Raw records:
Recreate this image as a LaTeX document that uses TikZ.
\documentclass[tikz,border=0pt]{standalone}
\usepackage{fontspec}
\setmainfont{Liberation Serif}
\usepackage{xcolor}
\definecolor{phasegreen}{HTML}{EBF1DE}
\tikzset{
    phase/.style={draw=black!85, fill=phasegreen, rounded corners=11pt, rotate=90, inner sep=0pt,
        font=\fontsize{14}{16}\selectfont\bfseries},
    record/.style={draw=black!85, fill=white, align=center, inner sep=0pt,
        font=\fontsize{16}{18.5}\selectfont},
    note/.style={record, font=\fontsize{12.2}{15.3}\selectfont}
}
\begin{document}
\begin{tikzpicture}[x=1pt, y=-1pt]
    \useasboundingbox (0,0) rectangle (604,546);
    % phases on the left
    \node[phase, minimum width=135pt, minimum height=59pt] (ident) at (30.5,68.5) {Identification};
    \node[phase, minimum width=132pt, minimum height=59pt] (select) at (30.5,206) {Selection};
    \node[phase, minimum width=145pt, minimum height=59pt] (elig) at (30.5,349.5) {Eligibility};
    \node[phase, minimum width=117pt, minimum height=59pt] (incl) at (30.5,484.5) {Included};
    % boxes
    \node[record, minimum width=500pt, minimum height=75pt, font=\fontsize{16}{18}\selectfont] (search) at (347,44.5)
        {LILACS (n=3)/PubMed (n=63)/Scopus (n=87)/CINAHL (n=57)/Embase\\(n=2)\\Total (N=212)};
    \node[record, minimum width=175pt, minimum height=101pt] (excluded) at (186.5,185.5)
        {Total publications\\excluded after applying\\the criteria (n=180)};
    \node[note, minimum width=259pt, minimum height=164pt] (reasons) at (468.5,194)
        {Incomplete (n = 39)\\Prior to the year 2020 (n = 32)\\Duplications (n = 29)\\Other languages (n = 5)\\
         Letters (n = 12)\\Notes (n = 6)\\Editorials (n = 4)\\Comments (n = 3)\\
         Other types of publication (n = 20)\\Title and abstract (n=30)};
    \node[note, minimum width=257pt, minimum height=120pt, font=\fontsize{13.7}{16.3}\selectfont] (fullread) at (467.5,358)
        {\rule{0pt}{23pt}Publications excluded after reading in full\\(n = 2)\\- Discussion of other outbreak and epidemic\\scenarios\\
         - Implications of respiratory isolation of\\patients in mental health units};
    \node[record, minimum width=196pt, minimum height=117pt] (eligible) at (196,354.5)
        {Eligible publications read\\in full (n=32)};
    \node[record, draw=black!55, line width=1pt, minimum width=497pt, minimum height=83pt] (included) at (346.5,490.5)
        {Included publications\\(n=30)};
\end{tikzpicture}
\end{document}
--
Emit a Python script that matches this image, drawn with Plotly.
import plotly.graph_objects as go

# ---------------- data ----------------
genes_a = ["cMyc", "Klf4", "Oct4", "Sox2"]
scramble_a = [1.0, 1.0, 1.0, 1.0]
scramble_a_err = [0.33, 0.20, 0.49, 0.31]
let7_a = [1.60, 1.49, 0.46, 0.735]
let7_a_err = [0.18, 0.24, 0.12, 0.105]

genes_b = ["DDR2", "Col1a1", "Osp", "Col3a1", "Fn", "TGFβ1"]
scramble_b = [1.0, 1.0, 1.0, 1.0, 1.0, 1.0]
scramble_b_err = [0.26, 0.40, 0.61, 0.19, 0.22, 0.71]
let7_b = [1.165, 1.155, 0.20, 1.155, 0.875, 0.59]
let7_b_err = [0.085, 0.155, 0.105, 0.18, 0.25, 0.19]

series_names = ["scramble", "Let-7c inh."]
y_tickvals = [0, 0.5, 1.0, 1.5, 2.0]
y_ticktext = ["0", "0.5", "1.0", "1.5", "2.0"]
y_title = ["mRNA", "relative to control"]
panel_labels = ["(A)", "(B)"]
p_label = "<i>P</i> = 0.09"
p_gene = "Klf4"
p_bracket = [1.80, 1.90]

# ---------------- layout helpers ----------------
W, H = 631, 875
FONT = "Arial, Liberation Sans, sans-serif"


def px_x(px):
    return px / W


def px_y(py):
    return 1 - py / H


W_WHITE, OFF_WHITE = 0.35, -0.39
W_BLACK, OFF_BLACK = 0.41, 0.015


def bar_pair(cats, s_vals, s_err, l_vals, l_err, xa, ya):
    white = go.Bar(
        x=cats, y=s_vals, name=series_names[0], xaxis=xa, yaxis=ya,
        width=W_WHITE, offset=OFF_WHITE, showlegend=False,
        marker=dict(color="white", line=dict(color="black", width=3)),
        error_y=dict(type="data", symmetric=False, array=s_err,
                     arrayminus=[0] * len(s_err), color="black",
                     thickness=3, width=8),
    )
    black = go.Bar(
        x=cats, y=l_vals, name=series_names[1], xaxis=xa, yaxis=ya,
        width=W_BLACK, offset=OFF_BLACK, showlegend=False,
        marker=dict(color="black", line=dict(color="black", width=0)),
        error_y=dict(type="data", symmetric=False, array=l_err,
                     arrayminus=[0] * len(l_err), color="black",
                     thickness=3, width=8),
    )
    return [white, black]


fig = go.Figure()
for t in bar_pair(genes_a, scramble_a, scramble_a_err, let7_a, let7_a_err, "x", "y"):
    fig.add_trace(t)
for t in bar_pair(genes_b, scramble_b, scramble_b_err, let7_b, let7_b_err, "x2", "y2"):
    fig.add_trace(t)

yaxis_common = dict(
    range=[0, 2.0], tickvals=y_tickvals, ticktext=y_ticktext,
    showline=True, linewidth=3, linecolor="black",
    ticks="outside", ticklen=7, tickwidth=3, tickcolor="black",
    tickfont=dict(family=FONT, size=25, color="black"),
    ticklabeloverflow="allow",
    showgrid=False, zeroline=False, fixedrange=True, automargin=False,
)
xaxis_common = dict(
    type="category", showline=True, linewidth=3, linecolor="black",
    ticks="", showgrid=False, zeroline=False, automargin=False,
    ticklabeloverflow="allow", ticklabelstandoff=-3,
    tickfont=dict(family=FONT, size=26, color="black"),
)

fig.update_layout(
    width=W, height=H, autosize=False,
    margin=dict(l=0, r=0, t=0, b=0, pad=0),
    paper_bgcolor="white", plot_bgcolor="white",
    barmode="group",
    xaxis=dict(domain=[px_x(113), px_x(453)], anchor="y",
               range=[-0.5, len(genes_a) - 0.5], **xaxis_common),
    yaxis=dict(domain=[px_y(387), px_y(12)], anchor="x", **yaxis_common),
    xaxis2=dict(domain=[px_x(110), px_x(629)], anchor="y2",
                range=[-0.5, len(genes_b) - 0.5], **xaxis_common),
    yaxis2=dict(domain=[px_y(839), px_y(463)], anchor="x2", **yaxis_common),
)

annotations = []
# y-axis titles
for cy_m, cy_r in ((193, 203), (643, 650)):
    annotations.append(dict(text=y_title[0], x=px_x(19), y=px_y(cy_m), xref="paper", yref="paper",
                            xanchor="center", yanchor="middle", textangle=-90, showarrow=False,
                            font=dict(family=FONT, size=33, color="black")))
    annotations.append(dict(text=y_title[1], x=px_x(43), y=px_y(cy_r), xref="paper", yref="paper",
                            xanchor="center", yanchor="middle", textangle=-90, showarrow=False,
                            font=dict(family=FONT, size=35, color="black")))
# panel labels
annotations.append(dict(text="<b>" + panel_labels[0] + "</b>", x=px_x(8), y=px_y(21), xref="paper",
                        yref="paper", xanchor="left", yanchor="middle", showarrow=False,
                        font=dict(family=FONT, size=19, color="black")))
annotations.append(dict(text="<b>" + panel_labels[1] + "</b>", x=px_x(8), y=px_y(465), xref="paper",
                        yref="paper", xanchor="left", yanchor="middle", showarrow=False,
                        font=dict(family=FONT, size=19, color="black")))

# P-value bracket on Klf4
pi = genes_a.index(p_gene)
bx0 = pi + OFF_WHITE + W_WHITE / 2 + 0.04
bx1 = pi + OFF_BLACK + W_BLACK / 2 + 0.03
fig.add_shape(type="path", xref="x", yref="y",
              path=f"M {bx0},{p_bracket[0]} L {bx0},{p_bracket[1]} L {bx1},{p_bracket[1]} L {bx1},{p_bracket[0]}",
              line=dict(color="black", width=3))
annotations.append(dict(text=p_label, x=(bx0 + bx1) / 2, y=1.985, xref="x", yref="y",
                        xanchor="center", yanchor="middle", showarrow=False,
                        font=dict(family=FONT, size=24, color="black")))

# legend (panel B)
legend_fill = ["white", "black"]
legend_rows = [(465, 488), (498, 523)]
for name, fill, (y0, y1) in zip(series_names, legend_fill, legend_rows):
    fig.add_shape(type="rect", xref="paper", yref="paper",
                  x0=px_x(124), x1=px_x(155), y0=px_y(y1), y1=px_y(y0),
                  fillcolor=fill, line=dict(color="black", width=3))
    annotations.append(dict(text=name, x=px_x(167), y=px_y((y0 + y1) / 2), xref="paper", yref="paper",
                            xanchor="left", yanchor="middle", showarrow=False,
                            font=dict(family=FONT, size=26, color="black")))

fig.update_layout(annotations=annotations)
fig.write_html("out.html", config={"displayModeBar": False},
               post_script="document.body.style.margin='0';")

Aim: In the listing above, find the line containing "Emit a Python" and the line containing "let7_b_err = [0.085, 0.155, 0.105, 0.18, 0.25, 0.19]", then repeat those two lines and everything between them exactly.

Response below:
Emit a Python script that matches this image, drawn with Plotly.
import plotly.graph_objects as go

# ---------------- data ----------------
genes_a = ["cMyc", "Klf4", "Oct4", "Sox2"]
scramble_a = [1.0, 1.0, 1.0, 1.0]
scramble_a_err = [0.33, 0.20, 0.49, 0.31]
let7_a = [1.60, 1.49, 0.46, 0.735]
let7_a_err = [0.18, 0.24, 0.12, 0.105]

genes_b = ["DDR2", "Col1a1", "Osp", "Col3a1", "Fn", "TGFβ1"]
scramble_b = [1.0, 1.0, 1.0, 1.0, 1.0, 1.0]
scramble_b_err = [0.26, 0.40, 0.61, 0.19, 0.22, 0.71]
let7_b = [1.165, 1.155, 0.20, 1.155, 0.875, 0.59]
let7_b_err = [0.085, 0.155, 0.105, 0.18, 0.25, 0.19]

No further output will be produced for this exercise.